* BEGIN *
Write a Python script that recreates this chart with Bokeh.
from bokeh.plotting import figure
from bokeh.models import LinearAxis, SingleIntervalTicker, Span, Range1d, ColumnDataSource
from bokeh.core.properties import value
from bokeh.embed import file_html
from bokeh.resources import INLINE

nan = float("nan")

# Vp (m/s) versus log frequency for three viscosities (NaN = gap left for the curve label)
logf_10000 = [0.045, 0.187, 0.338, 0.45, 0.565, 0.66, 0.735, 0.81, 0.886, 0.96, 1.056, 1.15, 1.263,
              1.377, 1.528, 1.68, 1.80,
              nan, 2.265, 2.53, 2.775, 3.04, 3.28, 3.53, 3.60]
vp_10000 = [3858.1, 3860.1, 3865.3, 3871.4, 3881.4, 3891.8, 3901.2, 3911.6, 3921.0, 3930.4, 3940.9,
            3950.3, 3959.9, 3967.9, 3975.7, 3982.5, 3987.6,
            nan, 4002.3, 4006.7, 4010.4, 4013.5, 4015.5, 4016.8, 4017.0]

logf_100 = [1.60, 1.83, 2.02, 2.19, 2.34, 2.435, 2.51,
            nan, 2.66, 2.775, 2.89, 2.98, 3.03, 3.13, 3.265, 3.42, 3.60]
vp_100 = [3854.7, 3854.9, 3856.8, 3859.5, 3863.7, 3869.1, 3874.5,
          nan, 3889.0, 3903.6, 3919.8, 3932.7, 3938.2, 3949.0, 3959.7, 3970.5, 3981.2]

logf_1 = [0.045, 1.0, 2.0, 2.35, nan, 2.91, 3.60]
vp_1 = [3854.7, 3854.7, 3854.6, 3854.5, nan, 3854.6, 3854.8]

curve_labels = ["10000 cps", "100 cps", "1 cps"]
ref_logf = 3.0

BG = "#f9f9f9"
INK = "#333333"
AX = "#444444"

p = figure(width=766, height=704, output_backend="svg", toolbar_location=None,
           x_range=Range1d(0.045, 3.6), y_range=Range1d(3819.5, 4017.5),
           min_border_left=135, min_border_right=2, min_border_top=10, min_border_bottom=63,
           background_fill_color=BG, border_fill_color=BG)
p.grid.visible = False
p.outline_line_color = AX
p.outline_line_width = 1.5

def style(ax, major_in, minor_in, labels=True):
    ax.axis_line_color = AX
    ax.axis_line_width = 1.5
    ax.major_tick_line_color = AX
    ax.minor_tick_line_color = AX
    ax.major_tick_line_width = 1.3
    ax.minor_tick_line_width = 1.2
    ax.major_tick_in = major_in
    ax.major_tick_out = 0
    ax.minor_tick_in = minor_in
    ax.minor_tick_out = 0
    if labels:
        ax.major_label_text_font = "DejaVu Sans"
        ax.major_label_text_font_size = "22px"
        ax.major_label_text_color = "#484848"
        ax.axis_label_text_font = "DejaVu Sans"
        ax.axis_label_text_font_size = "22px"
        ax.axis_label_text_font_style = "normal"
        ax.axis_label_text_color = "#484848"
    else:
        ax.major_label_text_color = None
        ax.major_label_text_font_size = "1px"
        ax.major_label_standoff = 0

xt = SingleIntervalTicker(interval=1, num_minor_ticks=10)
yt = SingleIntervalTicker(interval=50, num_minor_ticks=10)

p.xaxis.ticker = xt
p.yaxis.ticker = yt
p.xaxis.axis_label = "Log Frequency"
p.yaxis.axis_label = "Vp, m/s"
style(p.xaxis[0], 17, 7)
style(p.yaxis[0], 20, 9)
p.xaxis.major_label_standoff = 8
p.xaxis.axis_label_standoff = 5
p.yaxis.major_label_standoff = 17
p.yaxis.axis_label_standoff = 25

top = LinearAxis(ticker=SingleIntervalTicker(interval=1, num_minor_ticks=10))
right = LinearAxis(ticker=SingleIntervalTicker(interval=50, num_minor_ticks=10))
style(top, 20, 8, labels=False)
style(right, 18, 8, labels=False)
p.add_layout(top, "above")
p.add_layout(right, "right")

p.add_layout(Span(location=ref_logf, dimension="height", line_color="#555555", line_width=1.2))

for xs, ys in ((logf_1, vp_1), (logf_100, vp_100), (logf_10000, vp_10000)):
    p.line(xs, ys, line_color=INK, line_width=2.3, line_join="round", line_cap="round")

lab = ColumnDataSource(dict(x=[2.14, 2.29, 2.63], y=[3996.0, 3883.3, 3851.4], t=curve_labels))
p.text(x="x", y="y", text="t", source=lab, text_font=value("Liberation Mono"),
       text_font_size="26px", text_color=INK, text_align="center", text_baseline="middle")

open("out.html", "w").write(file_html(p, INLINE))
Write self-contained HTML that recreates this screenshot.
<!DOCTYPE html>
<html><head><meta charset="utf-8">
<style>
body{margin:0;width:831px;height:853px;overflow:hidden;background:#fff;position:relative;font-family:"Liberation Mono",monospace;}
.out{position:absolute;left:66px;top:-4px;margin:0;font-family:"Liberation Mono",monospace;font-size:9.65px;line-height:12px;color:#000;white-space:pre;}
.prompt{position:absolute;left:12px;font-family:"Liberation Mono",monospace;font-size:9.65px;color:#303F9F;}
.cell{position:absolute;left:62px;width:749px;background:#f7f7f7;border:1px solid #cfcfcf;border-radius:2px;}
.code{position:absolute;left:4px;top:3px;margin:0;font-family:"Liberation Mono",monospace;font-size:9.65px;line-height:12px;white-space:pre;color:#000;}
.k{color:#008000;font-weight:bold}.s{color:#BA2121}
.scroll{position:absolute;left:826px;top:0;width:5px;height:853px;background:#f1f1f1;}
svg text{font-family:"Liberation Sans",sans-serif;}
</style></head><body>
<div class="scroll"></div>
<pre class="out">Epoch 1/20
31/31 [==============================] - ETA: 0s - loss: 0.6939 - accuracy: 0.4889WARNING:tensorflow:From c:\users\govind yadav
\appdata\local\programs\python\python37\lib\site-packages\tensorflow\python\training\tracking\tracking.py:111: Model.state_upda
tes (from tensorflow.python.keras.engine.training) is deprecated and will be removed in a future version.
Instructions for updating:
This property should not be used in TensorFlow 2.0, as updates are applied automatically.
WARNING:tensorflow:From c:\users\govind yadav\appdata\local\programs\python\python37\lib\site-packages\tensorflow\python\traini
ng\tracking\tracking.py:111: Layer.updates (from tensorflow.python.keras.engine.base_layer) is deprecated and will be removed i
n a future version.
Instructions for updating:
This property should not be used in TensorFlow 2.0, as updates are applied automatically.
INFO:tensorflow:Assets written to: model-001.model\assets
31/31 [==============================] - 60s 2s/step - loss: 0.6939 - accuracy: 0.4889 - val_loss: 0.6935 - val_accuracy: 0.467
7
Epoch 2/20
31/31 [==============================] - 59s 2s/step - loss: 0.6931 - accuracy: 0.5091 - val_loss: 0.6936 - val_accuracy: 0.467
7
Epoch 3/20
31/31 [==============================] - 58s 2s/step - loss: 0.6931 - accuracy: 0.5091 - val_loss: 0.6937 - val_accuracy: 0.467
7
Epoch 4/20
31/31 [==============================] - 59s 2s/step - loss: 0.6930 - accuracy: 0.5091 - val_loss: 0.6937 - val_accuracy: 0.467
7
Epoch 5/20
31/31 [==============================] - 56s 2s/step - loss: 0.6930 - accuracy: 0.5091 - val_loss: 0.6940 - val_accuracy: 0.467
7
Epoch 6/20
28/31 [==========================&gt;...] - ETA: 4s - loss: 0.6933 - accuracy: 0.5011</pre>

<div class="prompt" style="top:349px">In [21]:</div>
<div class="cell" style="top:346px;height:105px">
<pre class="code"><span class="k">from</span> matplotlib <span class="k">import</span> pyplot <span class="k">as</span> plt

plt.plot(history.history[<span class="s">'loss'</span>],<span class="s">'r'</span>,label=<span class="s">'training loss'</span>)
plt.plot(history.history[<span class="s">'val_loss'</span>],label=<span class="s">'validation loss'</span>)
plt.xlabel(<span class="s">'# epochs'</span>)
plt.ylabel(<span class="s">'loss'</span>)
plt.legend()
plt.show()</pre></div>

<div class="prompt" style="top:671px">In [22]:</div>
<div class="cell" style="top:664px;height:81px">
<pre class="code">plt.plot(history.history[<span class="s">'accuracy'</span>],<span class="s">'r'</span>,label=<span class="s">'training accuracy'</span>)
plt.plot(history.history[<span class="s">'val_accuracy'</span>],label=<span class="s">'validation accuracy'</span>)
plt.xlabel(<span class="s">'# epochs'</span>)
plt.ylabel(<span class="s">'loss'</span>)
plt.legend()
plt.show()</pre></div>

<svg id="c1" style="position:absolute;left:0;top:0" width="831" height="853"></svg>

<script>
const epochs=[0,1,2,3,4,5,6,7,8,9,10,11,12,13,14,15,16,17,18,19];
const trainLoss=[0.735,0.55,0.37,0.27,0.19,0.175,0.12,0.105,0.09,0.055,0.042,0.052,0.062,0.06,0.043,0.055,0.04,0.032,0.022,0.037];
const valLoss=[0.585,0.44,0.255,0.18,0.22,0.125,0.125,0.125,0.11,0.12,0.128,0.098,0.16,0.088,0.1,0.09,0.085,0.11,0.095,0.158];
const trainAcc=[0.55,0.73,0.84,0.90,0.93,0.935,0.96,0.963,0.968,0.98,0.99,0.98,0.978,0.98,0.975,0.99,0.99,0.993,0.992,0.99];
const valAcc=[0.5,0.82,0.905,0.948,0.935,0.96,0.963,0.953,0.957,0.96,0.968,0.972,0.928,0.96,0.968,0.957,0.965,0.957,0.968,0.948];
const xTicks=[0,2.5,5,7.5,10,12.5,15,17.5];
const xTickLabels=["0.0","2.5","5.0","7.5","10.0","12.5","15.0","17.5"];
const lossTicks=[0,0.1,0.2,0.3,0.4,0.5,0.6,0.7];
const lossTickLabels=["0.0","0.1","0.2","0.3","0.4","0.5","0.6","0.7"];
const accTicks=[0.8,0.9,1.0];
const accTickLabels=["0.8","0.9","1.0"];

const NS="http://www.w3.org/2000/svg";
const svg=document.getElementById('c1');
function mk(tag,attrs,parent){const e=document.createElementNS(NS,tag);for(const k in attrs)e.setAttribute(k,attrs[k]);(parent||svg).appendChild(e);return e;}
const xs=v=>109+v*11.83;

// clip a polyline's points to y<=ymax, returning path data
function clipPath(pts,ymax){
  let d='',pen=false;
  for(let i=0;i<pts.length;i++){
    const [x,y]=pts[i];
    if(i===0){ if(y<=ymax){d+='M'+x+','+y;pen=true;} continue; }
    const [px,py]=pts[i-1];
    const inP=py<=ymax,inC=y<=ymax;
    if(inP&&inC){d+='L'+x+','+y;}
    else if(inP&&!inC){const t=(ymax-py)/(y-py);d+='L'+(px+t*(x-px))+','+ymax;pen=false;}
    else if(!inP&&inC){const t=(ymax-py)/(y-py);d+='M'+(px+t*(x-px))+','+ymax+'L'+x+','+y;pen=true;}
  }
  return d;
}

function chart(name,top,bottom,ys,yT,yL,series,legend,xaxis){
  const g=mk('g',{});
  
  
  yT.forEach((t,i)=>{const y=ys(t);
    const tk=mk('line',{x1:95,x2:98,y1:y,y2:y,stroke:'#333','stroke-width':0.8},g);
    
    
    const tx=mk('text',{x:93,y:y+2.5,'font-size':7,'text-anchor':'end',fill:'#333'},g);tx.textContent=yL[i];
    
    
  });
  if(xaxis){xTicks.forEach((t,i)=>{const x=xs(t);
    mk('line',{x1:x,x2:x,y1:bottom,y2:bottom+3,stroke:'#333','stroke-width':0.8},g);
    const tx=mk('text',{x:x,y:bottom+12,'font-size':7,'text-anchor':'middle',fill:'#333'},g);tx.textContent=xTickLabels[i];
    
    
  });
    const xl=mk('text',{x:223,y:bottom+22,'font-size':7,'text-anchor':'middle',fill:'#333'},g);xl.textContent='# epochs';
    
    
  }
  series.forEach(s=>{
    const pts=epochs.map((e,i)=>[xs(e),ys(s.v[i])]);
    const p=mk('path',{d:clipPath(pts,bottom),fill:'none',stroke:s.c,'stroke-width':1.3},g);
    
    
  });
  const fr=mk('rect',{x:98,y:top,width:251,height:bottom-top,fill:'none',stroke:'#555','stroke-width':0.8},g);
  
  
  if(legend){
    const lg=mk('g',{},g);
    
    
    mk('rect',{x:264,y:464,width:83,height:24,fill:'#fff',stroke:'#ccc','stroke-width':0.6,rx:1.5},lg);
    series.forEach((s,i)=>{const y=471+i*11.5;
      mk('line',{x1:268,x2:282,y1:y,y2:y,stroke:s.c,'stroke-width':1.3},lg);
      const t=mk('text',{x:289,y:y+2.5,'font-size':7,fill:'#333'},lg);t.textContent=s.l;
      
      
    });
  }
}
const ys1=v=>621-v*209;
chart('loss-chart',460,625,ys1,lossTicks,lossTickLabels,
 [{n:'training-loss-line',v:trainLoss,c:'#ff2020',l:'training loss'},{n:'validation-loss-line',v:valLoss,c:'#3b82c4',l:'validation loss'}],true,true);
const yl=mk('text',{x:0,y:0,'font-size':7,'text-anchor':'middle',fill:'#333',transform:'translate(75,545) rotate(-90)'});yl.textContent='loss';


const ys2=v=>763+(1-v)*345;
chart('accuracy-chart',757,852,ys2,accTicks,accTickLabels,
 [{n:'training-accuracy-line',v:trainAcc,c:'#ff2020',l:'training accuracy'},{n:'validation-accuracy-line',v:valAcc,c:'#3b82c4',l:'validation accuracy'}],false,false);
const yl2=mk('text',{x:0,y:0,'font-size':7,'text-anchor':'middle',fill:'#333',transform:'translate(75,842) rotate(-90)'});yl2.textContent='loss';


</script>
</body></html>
* END *
**Stated exercise:** Retype exactly the lines from the start of the entries through the one with "vp_1 = [3854.7, 3854.7, 3854.6, 3854.5, nan, 3854.6, 3854.8]"; include both ends.

**Response to this task:**
Write a Python script that recreates this chart with Bokeh.
from bokeh.plotting import figure
from bokeh.models import LinearAxis, SingleIntervalTicker, Span, Range1d, ColumnDataSource
from bokeh.core.properties import value
from bokeh.embed import file_html
from bokeh.resources import INLINE

nan = float("nan")

# Vp (m/s) versus log frequency for three viscosities (NaN = gap left for the curve label)
logf_10000 = [0.045, 0.187, 0.338, 0.45, 0.565, 0.66, 0.735, 0.81, 0.886, 0.96, 1.056, 1.15, 1.263,
              1.377, 1.528, 1.68, 1.80,
              nan, 2.265, 2.53, 2.775, 3.04, 3.28, 3.53, 3.60]
vp_10000 = [3858.1, 3860.1, 3865.3, 3871.4, 3881.4, 3891.8, 3901.2, 3911.6, 3921.0, 3930.4, 3940.9,
            3950.3, 3959.9, 3967.9, 3975.7, 3982.5, 3987.6,
            nan, 4002.3, 4006.7, 4010.4, 4013.5, 4015.5, 4016.8, 4017.0]

logf_100 = [1.60, 1.83, 2.02, 2.19, 2.34, 2.435, 2.51,
            nan, 2.66, 2.775, 2.89, 2.98, 3.03, 3.13, 3.265, 3.42, 3.60]
vp_100 = [3854.7, 3854.9, 3856.8, 3859.5, 3863.7, 3869.1, 3874.5,
          nan, 3889.0, 3903.6, 3919.8, 3932.7, 3938.2, 3949.0, 3959.7, 3970.5, 3981.2]

logf_1 = [0.045, 1.0, 2.0, 2.35, nan, 2.91, 3.60]
vp_1 = [3854.7, 3854.7, 3854.6, 3854.5, nan, 3854.6, 3854.8]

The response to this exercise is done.